Newspaper review: Mortgage scheme makes front pages
David Cameron's decision to bring forward the second part of the government's Help to Buy scheme makes a number of the front pages.
The prime minister tells the Sunday Telegraph he wants to tackle the "broken" property market immediately.
The paper says the Conservative leader uses the interview to stake his personal authority on the scheme's success.
In an editorial, the paper argues that Britain's housing problem is one of supply rather than demand and a policy of assisting buyers threatens to increase demand and therefore prices.
The Sunday Times wonders whether the construction industry is ready for the scheme's introduction and it too highlights fears the policy could create a dangerous housing bubble.

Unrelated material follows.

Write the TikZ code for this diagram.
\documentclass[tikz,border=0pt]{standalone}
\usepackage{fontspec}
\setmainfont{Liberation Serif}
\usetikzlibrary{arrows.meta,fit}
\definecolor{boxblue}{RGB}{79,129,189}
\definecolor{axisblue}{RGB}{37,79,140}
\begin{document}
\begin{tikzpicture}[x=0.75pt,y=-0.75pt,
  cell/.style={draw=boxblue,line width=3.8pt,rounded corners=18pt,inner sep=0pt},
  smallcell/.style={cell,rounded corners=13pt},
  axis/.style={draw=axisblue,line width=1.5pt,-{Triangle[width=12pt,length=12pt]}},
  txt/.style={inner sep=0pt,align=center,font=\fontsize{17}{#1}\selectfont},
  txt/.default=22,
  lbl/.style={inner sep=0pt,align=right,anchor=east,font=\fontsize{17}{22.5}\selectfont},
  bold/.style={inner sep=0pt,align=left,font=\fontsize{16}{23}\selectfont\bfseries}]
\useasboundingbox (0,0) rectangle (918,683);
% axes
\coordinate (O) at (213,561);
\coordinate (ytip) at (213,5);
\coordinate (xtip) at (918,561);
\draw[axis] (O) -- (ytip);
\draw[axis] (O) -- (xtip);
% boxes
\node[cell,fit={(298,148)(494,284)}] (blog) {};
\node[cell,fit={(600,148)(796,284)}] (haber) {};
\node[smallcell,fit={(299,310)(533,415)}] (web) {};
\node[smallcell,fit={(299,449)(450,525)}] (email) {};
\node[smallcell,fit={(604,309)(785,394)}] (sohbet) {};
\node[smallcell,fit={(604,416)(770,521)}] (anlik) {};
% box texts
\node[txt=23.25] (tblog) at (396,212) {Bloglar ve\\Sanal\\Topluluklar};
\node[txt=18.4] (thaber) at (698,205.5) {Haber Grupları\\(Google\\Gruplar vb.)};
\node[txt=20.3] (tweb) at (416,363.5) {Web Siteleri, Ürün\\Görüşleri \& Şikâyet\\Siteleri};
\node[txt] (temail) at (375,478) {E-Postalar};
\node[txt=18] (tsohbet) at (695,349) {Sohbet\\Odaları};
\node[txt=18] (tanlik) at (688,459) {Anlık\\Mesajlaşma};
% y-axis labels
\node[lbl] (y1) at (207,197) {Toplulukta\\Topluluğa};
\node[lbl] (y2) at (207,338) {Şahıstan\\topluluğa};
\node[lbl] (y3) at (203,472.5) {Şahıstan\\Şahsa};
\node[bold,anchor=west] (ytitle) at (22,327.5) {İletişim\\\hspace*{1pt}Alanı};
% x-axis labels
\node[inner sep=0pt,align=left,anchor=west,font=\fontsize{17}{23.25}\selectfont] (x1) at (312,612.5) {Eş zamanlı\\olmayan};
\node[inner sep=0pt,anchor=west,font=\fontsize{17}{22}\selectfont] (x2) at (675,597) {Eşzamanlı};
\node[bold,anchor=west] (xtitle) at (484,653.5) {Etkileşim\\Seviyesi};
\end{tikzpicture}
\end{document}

With that in mind, Mr Cameron tells the Sun on Sunday that one measure the government could take would be to limit the scheme to more depressed regions of England.

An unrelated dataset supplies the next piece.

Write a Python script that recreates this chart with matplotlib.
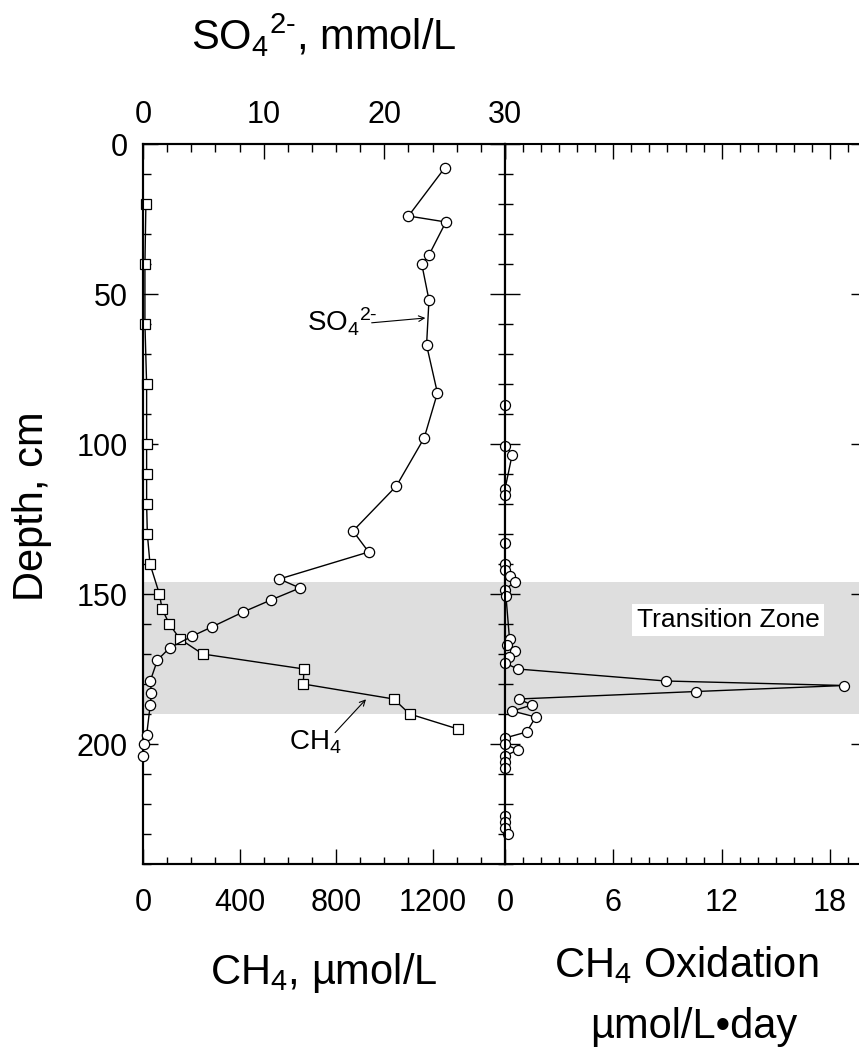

According to the Independent on Sunday, wealthy Conservative donors are deserting David Cameron for the UK Independence Party.
In what it says is an exclusive report, the paper claims 14 major Tory supporters have switched parties since the election in 2010 donating nearly half-a-million pounds to UKIP.
The Observer carries a warning from Transport Secretary Patrick McLoughlin about the high-speed rail link.
In an interview, Mr McLoughlin says abandoning the project would be a "disaster".
Speaking on the eve of the Conservative Party conference in Manchester, he says the Tories will make a fresh commitment to the project in its manifesto for the next election.
But he also acknowledges it will be more difficult to press ahead with HS2 without the support of Labour.
The paper argues it was not the threat of military action that brought Iran's new president Hassan Rouhani to the phone but rather the effect of sanctions and President Obama's hand extended in friendship.
It says the US leader has a great prize in sight - rapprochement with Iran could be as important as Richard Nixon's visit to China 41 years ago.
Justice Secretary Chris Grayling sets out why the Conservatives will scrap what he calls "simple cautions" for all serious, violent offences.
Writing in the Mail on Sunday, he says issuing no more than a slap on the wrist for a serious offence such as carrying a knife sends out completely the wrong message.
He insists there will also be no more cautions for rape, robbery, and possession of a firearm.
Finally, there is good news for those of a vain nature.
According to the Sunday Times, scientists have for the first time produced a pill that is clinically proven to reduce wrinkles.
It says tests in Germany found the oral supplement, containing plant compounds and vitamins, could reduce crow's feet wrinkles by 10%.
The paper believes it could finally offer an alternative to Botox and the millions of pounds being spent on face creams by people trying to stave off the ravages of old age.